New avenues dawn this Thai Pongal | Sunday Observer

New avenues dawn this Thai Pongal

“Thai piranthal vazhi pirakkum” (if January dawns, so will new avenues) is a popular adage that goes with the first festival for Hindus on the calendar - Thai Pongal. But this year, the first year of a new decade, on January 15, the adage will give full meaning for farmers.

You might wonder why for farmers? The prime purpose of the festival is for farmers to pay gratitude to sooriya bhagavaan (Sun god), indispensable in the harvesting process.

Why this year is special is due to the deluge that sent the paddy fields underwater, in the North-East. The furious flash floods caused much frustration to the farmers, who toil hard not only to produce rice, but to keep their hearth burning.

The year end that brought extensive rain saw the fields bearing the brunt of unusual floods, that made headlines.

Hence, this time, their pious prayer would be, with the dawn of a new decade, the situation should return to normalcy, helping a quick revival.

Another reason why the festival is exclusive to the farmer community is because, irrespective of whether it’s day or night, burning the midnight oil, they give their heart and soul to yield their precious produce of rice to the people.

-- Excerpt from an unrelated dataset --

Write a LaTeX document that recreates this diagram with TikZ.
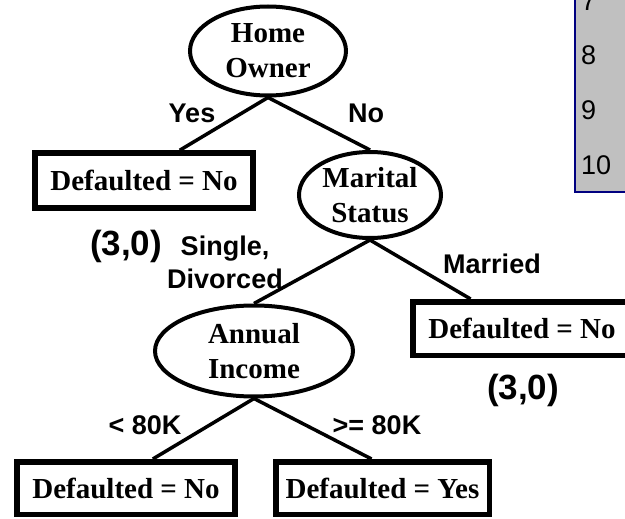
\documentclass[tikz,border=0pt]{standalone}
\usepackage{fontspec}
\setmainfont{Liberation Serif}
\setsansfont{Liberation Sans}
\usetikzlibrary{shapes.geometric,calc}

\definecolor{tablegray}{HTML}{C0C0C0}
\definecolor{tableblue}{HTML}{000080}

\tikzset{
  attr/.style={draw, ellipse, line width=4pt, inner sep=0pt, align=center,
    font=\fontsize{29}{35}\selectfont\bfseries},
  leaf/.style={draw, rectangle, line width=5.5pt, inner sep=0pt,
    font=\fontsize{29}{35}\selectfont\bfseries},
  branch/.style={inner sep=0pt, align=center,
    font=\sffamily\bfseries\fontsize{27}{33}\selectfont},
  count/.style={inner sep=0pt, font=\sffamily\bfseries\fontsize{35}{40}\selectfont},
  rownum/.style={inner sep=0pt, font=\sffamily\fontsize{27}{32}\selectfont},
  treeline/.style={line width=3.5pt},
}

\begin{document}
\begin{tikzpicture}[x=1pt,y=-1pt]

\useasboundingbox (0,0) rectangle (625,519);
\clip (0,0) rectangle (625,519);

% part of the table
\fill [tablegray] (575,-5) rectangle (630,192);
\draw [tableblue, line width=1.5pt] (575,-5) -- (575,192) -- (630,192);
\foreach \n/\y in {7/11, 8/65, 9/120, 10/175}
  \node [rownum, anchor=base west] (row\n) at (581,\y) {\n};

% tree nodes
\node [attr, minimum width=156pt, minimum height=89pt] (home) at (268,51) {Home\\Owner};
\node [leaf, minimum width=218pt, minimum height=55pt] (yesleaf) at (144,180.5) {Defaulted = No};
\node [attr, minimum width=142pt, minimum height=86pt] (marital) at (370,195) {Marital\\Status};
\node [leaf, minimum width=218pt, minimum height=53.5pt] (marriedleaf) at (522,328.5) {Defaulted = No};
\node [attr, minimum width=198pt, minimum height=91pt] (income) at (254,351) {Annual\\Income};
\node [leaf, minimum width=218pt, minimum height=52.5pt] (lowleaf) at (126,488) {Defaulted = No};
\node [leaf, minimum width=213.5pt, minimum height=52.5pt] (highleaf) at (382.5,488) {Defaulted = Yes};

% branches
\draw [treeline] (home.south) -- ($(yesleaf.north west)!0.66!(yesleaf.north east)$);
\draw [treeline] (home.south) -- (marital.north);
\draw [treeline] (marital.south) -- (income.north);
\draw [treeline] (marital.south) -- ($(marriedleaf.north west)!0.27!(marriedleaf.north east)$);
\draw [treeline] (income.south) -- ($(lowleaf.north west)!0.62!(lowleaf.north east)$);
\draw [treeline] (income.south) -- ($(highleaf.north west)!0.45!(highleaf.north east)$);

% labels
\node [branch] (yes) at (192,113) {Yes};
\node [branch] (no) at (366,113) {No};
\node [count] (yescount) at (126,246) {(3,0)};
\node [branch] (single) at (225,262) {Single,\\Divorced};
\node [branch] (married) at (492,264) {Married};
\node [count] (marriedcount) at (523,390) {(3,0)};
\node [branch] (low) at (145,425) {< 80K};
\node [branch] (high) at (377,425) {>= 80K};

\end{tikzpicture}
\end{document}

Along with the farmers, Hindus around-the-globe, seize the opportunity to pay their share of gratitude to the Sun, shining all year round, playing its part in producing rice.

Celebrations since then have spread to the congested concrete jungle, where especially, in kovils priests and devotees rejoice en masse, cooking pongal or sweet rice, in large metal barrels or pots.

This is prepared meticulously, when the milk boils, the raw rice is added and is finally ready as sweet rice with jaggery and nuts added to it.

The ancient practice has been, predominantly women letting out cheers of “pongalo or pongalo” while the rice boils and overflows from the pan.

After the rice is boiled, it is offered to the sun as a priority seeking his blessings, and, thereafter, shared with family and friends.

First day for farmers;

following day for cattle

Following day- known as Maattu Pongal (special day for bull/cattle)- is a day honouring the farmers’ essential asset the cattle and taking care of them.

On this day, which happens once a year, the farmers show their gratitude to the cattle, bathing them, polishing their horns, decorated with flowers and capped with shiny metal.

They are also sprinkled with turmeric water and kumkum (vermillion) applied on their foreheads. People also garland their cattle and feed them with venn Pongal (white sweet rice), fruits, jaggery and honey.

Although, in the modern age, technology and tractors are steadily replacing the cattle, to an average farmer and to some of the population, the cattle remains the best and the inevitable resort.

It is due to this that the day following Thai Pongal is termed as Maattu (cattle) Pongal.

A day dedicated to the farmer’s friend.

Households based in urban areas, despite the severe scarcity of space have been celebrating in their own way, decorating their entrances with colourful drawings, exchanging sweets and expressing good wishes.

The Sunday Observer too, wishes its readers a Happy Thai Pongal with new avenues.